Re: NULL values: these can relatively easily be modelled by making an auxiliary table as described on the webpage. This leads to better normalization. The drawback is that in this way conceptually associated data is logically separated, and thus harder to edit and housekeep (that could be remedied by relation editors that can edit "views").

Another possibility is to model missing values in each datatype separately as needed. But that's probably a bad idea since the database wouldn't be able to discern such sentinel values from "present" values.

> One thing that could be nice would be a field to indicate the physical unit of each data type.

I'm not sure what you mean by "physical unit". Maybe things like "varchar(3)" in SQL? That would be easily feasible with domain parameterization. Something like

  % DOMAIN CountryCode String length=3

Presently the WSL spec demands that "domain parsers" ("String" in the above line) always return domains of the same internal representation though. Parameterization should only add "value constraints". Depending on interpretation length=3 and length=4 might mean distinct internal representations, so that might be a conflicting idea.

robochat · on Sept 10, 2016

Thanks for your answers. By physical unit, I meant metres, seconds, nanoseconds, kilograms. Since I'm more in the physical sciences, units are important to me. Keeping track of physical units is a kind of provenance. I see now though that WSL is more like a textual relational database rather than improved CSV.

I still stand by my NULL comment though, I totally understand why you want things to be as you've described (along with the emphasis on having not too many columns per table) but the problem will be other people and how they will inevitably use the format. Null is always problematic though and a source of arguments and bugs.

Have you ever seen recutils? It's a similar concept although I have no experience of it, at a glance I prefer WSL.

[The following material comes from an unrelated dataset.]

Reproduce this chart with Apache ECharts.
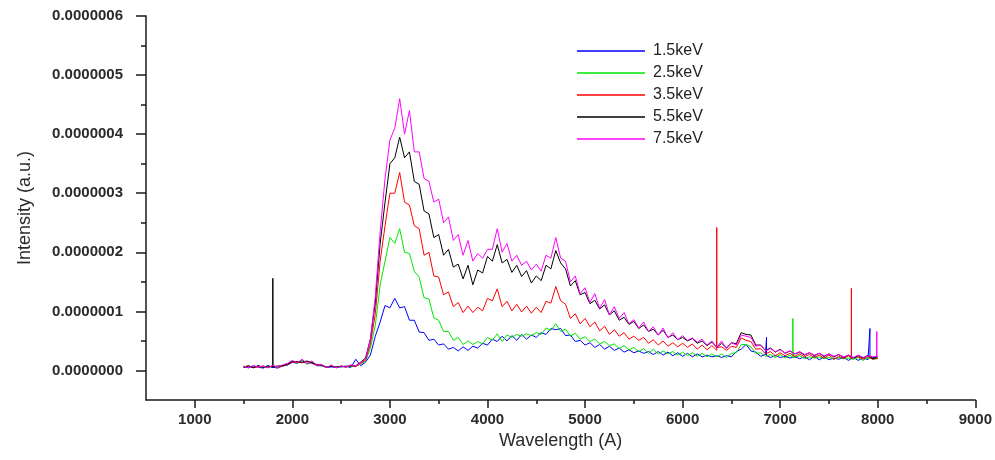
<!DOCTYPE html>
<html><head><meta charset="utf-8">
<script src="https://cdn.jsdelivr.net/npm/echarts@6/dist/echarts.min.js"></script>
<style>html,body{margin:0;padding:0;background:#fff}#c{width:995px;height:460px}</style>
</head><body><div id="c"></div><script>
// Wavelength grid (Å)
const wavelength = [
 1500,1550,1600,1650,1700,1750,1800,1850,1900,1950,
 2000,2050,2100,2150,2200,2250,2300,2350,2400,2450,
 2500,2550,2600,2650,2700,2750,2800,2850,2900,2950,
 3000,3050,3100,3150,3200,3250,3300,3350,3400,3450,
 3500,3550,3600,3650,3700,3750,3800,3850,3900,3950,
 4000,4050,4100,4150,4200,4250,4300,4350,4400,4450,
 4500,4550,4600,4650,4700,4750,4800,4850,4900,4950,
 5000,5050,5100,5150,5200,5250,5300,5350,5400,5450,
 5500,5550,5600,5650,5700,5750,5800,5850,5900,5950,
 6000,6050,6100,6150,6200,6250,6300,6350,6400,6450,
 6500,6550,6600,6650,6700,6750,6800,6850,6900,6950,
 7000,7050,7100,7150,7200,7250,7300,7350,7400,7450,
 7500,7550,7600,7650,7700,7750,7800,7850,7900,7950,
 8000
];
// Intensities in units of 1e-8 a.u.
const kev15 = [
 0.6,0.45,0.75,0.55,0.4,0.75,0.55,0.4,0.75,0.9,
 1.4,1.2,1.7,1.1,1.4,0.8,0.8,0.5,0.6,0.5,
 0.6,0.7,0.5,1.9,0.8,1.4,2.6,5.8,8.2,11,
 10.6,12.2,10.6,10.8,8.5,8.5,6.5,6.4,5.1,5.3,
 4.3,4.5,3.6,3.9,3.3,4.0,3.4,4.1,3.8,4.6,
 4.3,5.3,4.9,5.8,5.0,5.9,5.1,6.1,5.3,6.0,
 5.6,6.4,6.1,7.1,6.9,7.1,5.9,6.0,4.9,5.1,
 4.3,4.7,3.9,4.4,3.6,4.1,3.4,3.8,3.1,3.5,
 3.0,3.3,2.9,3.2,2.7,3.2,2.6,3.1,2.5,3.0,
 2.4,2.9,2.3,2.8,2.3,2.6,2.3,2.5,2.2,2.5,
 2.3,3.2,3.6,4.4,3.3,3.1,2.4,2.7,2.2,2.5,
 2.2,2.4,2.1,2.3,2.0,2.3,1.8,2.4,1.8,2.3,
 1.8,2.1,1.9,2.2,1.7,2.2,1.7,2.2,1.8,2.2,
 2.0
];
const kev25 = [
 0.55,0.75,0.45,0.75,0.55,0.45,0.75,0.5,0.85,1.0,
 1.6,1.2,1.8,1.1,1.5,0.9,0.8,0.5,0.8,0.45,
 0.65,0.6,0.7,0.7,1.1,1.5,3.8,7.6,14.5,18.5,
 22.5,21.5,24,20,19.8,16.8,15.8,12.3,12.1,8.9,
 8.5,6.6,6.6,5.1,5.6,4.4,5.0,4.4,4.9,4.5,
 5.6,5.1,6.2,4.9,6.0,5.6,6.1,5.8,6.2,5.9,
 6.4,6.1,7.2,6.8,7.9,6.6,7.0,5.8,6.3,5.3,
 5.7,4.9,5.3,4.5,4.9,4.2,4.5,3.7,4.2,3.5,
 3.9,3.2,3.7,2.9,3.6,2.8,3.3,2.8,3.2,2.6,
 3.1,2.5,3.0,2.4,2.9,2.3,2.8,2.3,2.8,2.2,
 2.9,3.0,4.4,4.4,4.0,2.9,3.0,2.4,2.7,2.2,
 2.7,2.1,2.6,2.0,2.5,2.0,2.3,2.1,2.3,2.0,
 2.2,1.9,2.2,2.0,2.1,1.9,2.2,1.7,2.2,1.9,
 2.0
];
const kev35 = [
 0.55,0.75,0.5,0.6,0.75,0.5,0.85,0.55,0.75,1.0,
 1.4,1.4,1.3,1.5,1.2,0.9,0.9,0.5,0.8,0.5,
 0.75,0.55,0.85,0.65,1.2,1.7,4.5,9.6,18.5,24.5,
 30,30,33.5,28.5,28,24.5,24,19.5,20,16,
 15.8,12.8,13.3,10.8,11.5,9.8,10.9,9.8,10.7,10.1,
 12.2,11.8,13.8,10.8,11.7,10.1,11.2,9.9,10.9,9.7,
 10.7,9.8,11.7,11.4,14.2,11.8,11.2,8.8,9.6,7.9,
 8.8,7.4,8.2,6.7,7.5,6.1,6.9,5.8,6.4,5.3,
 5.8,5.1,5.6,4.6,5.2,4.3,5.0,4.1,4.7,4.0,
 4.6,3.9,4.5,3.6,4.3,3.5,4.2,3.4,4.0,3.4,
 4.1,3.9,5.5,5.1,4.9,3.6,3.7,2.8,3.2,2.5,
 3.0,2.5,2.9,2.4,2.8,2.3,2.7,2.2,2.6,2.1,
 2.6,1.9,2.4,2.0,2.5,1.8,2.3,1.9,2.4,1.9,
 2.1
];
const kev55 = [
 0.55,0.8,0.45,0.85,0.5,0.8,0.5,0.75,0.8,1.1,
 1.5,1.5,1.4,1.6,1.3,1.0,0.9,0.6,0.7,0.6,
 0.7,0.7,0.8,0.8,1.4,2.1,5.3,11.5,21.5,28.5,
 35,36,39.5,36,37,32,31.5,27,26.5,22.5,
 23,19.5,20.5,17.5,18,15.5,17.8,14.5,17,16.5,
 19.3,18.5,21.3,18.2,18.8,16.6,17.8,15.9,16.9,14.8,
 16,15.2,17.8,17.2,20.3,18.2,17.2,14.3,15.2,12.8,
 13.2,11.3,11.9,10.4,11.1,9.4,10.1,8.5,9.0,7.8,
 8.3,7.1,7.7,6.6,7.0,6.0,6.8,5.6,6.0,5.2,
 5.6,5.0,5.4,4.6,5.0,4.2,4.8,3.9,4.6,3.8,
 4.7,4.5,6.4,6.1,6.0,4.3,4.3,3.4,3.8,3.1,
 3.6,2.9,3.3,2.8,3.1,2.6,3.0,2.5,2.9,2.4,
 2.8,2.3,2.7,2.2,2.6,2.1,2.5,2.1,2.6,2.0,
 2.3
];
const kev75 = [
 0.75,0.45,0.85,0.55,0.75,0.45,0.85,0.55,0.95,1.2,
 1.7,1.3,1.9,1.2,1.6,0.9,1.0,0.5,0.9,0.45,
 0.75,0.55,0.95,0.75,1.3,1.9,5.3,12.5,23.5,32.5,
 39,41,46,40,44,37,37,32.5,32,28.5,
 29,25,26,22,23,19.5,22,18.5,19.8,19,
 20.5,20.5,24,20,21.5,18.5,19.5,17.8,18.5,17,
 18,16.8,19.5,19,22.5,19,18.5,15,16,13,
 14,11.5,13,10.5,12,9.4,10.8,8.8,9.8,7.9,
 8.6,7.2,8.2,6.6,7.4,6.0,7.2,5.5,6.4,5.2,
 5.9,5.1,5.5,4.8,5.3,4.3,5.0,3.9,5.0,3.7,
 4.7,4.3,6.0,5.8,5.6,4.1,4.3,3.3,3.7,3.2,
 3.5,3.0,3.3,2.8,3.2,2.7,3.0,2.6,2.9,2.5,
 2.8,2.4,2.7,2.3,2.6,2.2,2.6,2.2,2.5,2.3,
 2.4
];
// Narrow spikes: [wavelength, base, peak] (units 1e-8)
const kev15Spikes = [[6860, 2.5, 5.6], [7920, 2.0, 7.1]];
const kev25Spikes = [[7130, 2.2, 8.8]];
const kev35Spikes = [[6350, 3.9, 24.2], [7730, 2.1, 13.9]];
const kev55Spikes = [[1800, 0.6, 15.6]];
const kev75Spikes = [[7990, 2.4, 6.6]];

const seriesNames = ['1.5keV', '2.5keV', '3.5keV', '5.5keV', '7.5keV'];
const seriesColors = ['#0000ff', '#00e800', '#ff0000', '#000000', '#ff00ff'];
const xTickValues = [1000, 2000, 3000, 4000, 5000, 6000, 7000, 8000, 9000];
const xMinorTickValues = [1500, 2500, 3500, 4500, 5500, 6500, 7500, 8500];
const yTickValues = [0, 10, 20, 30, 40, 50, 60];
const yMinorTickValues = [5, 15, 25, 35, 45, 55];
const yUnit = 1e-8;

function build(vals, spikes) {
  const out = [];
  let s = 0;
  for (let i = 0; i < wavelength.length; i++) {
    out.push([wavelength[i], vals[i]]);
    while (s < spikes.length && spikes[s][0] >= wavelength[i] &&
           (i + 1 >= wavelength.length || spikes[s][0] < wavelength[i + 1])) {
      const sp = spikes[s];
      out.push([sp[0], sp[1]], [sp[0], sp[2]], [sp[0], sp[1]]);
      s++;
    }
  }
  return out;
}
const allVals = [kev15, kev25, kev35, kev55, kev75];
const allSpikes = [kev15Spikes, kev25Spikes, kev35Spikes, kev55Spikes, kev75Spikes];

const font = 'Liberation Sans, Arial, sans-serif';
const axisColor = '#1a1a1a';
const chart = echarts.init(document.getElementById('c'), null, {renderer: 'canvas'});
chart.setOption({
  animation: false,
  backgroundColor: '#ffffff',
  grid: {left: 146, right: 19, top: 16, bottom: 60, containLabel: false},
  legend: {
    orient: 'vertical', left: 572, top: 38,
    icon: 'rect', itemWidth: 68, itemHeight: 1.5, itemGap: 6,
    textStyle: {fontFamily: font, fontSize: 16, color: '#222', padding: [0, 0, 0, 3]},
    data: seriesNames
  },
  xAxis: [{
    type: 'value', min: 500, max: 9000, position: 'bottom',
    axisLine: {show: true, onZero: false, lineStyle: {color: axisColor, width: 1.5}},
    axisTick: {show: true, customValues: xTickValues, length: 8, lineStyle: {color: axisColor, width: 1.5}},
    axisLabel: {customValues: xTickValues, fontFamily: font, fontSize: 15, fontWeight: 'bold', color: '#2a2a2a', margin: 12,
      formatter: v => String(v)},
    splitLine: {show: false},
    name: 'Wavelength (A)', nameLocation: 'middle', nameGap: 28,
    nameTextStyle: {fontFamily: font, fontSize: 18, color: '#2a2a2a'}
  }, {
    type: 'value', min: 500, max: 9000, position: 'bottom',
    axisLine: {show: false, onZero: false},
    axisTick: {show: true, customValues: xMinorTickValues, length: 4, lineStyle: {color: axisColor, width: 1.5}},
    axisLabel: {show: false},
    splitLine: {show: false}
  }],
  yAxis: [{
    type: 'value', min: -5, max: 60, position: 'left',
    axisLine: {show: true, onZero: false, lineStyle: {color: axisColor, width: 1.5}},
    axisTick: {show: true, customValues: yTickValues, length: 10, lineStyle: {color: axisColor, width: 1.5}},
    axisLabel: {customValues: yTickValues, fontFamily: font, fontSize: 15, fontWeight: 'bold', color: '#2a2a2a', margin: 23,
      formatter: v => (v * yUnit).toFixed(7)},
    splitLine: {show: false},
    name: 'Intensity (a.u.)', nameLocation: 'middle', nameGap: 112,
    nameTextStyle: {fontFamily: font, fontSize: 18, color: '#2a2a2a'}
  }, {
    type: 'value', min: -5, max: 60, position: 'left',
    axisLine: {show: false, onZero: false},
    axisTick: {show: true, customValues: yMinorTickValues, length: 5, lineStyle: {color: axisColor, width: 1.5}},
    axisLabel: {show: false},
    splitLine: {show: false}
  }],
  series: seriesNames.map((name, k) => ({
    name: name, type: 'line', xAxisIndex: 0, yAxisIndex: 0,
    symbol: 'none', showSymbol: false,
    data: build(allVals[k], allSpikes[k]),
    lineStyle: {color: seriesColors[k], width: 1},
    itemStyle: {color: seriesColors[k]},
    emphasis: {disabled: true}
  }))
});
</script></body></html>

jstimpfle · on Sept 10, 2016

I would say it's a relational database more than only an improved CSV: you can absolutely use it as that. While it was meant to model whole databases, I don't think there are any disadvantages if you only have one table. You can even easily make the library parse lines without the table prefix (which is unnecessary if there is only one table). However that use case is more trivial and might not justify depending on a library.

Physical units are absolutely in scope. In fact thanks, I hadn't thought of that, if we can find a reasonable default implementation and syntax I might add them to the built-ins. (But you can also add them yourself as a user of the python API).

Depending on your taste, you could let them have a unit suffix.

  % DOMAIN kilograms Kilograms precision=3 suffix
  % DOMAIN seconds Seconds precision=3 suffix
  % DOMAIN metres Metres precision=2 suffix
  % TABLE Example kilograms seconds meters
  Example 1.0kg 5.042s 4.42m

Or

  % DOMAIN laptime Time infixunits
  % TABLE Laptime laptime
  Laptime 4h05m03s

> Have you ever seen recutils? It's a similar concept although I have no experience of it, at a glance I prefer WSL.

Yes, in fact I gave it a closer look. The scope is different; as the name says it's more record or even hierarchy oriented:

  - Records are written on paragraphs instead of lines; each member on its own line
  - Multi-valued members
  - Field names are explicit in each record.

It doesn't really try to be a clean interpretation of the relational model. While it is also a query language and there are some sort of joins, the multi-values member notation combined with joins seems to quickly lead to cases where it's not clear how to interpret the resulting data. Also, due to the more complex multi-line data format, it's much better suited for consumption by humans than machines.

WSL instead opts for unnamed records on single lines to be very easily consumable by machines as well, and is designed to enable very easy to use reader and writer APIs.

Note that the python library is rather slow; on my old machine, the 220KB example database needs about 200ms to parse. With a C implementation, I reccon there could be a 10x speedup. However if you care very much about speed and do not always read in the data completely, sqlite3 or one of the big iron databases are a better fit anyway. WSL trades speed for semantics and plain text representation.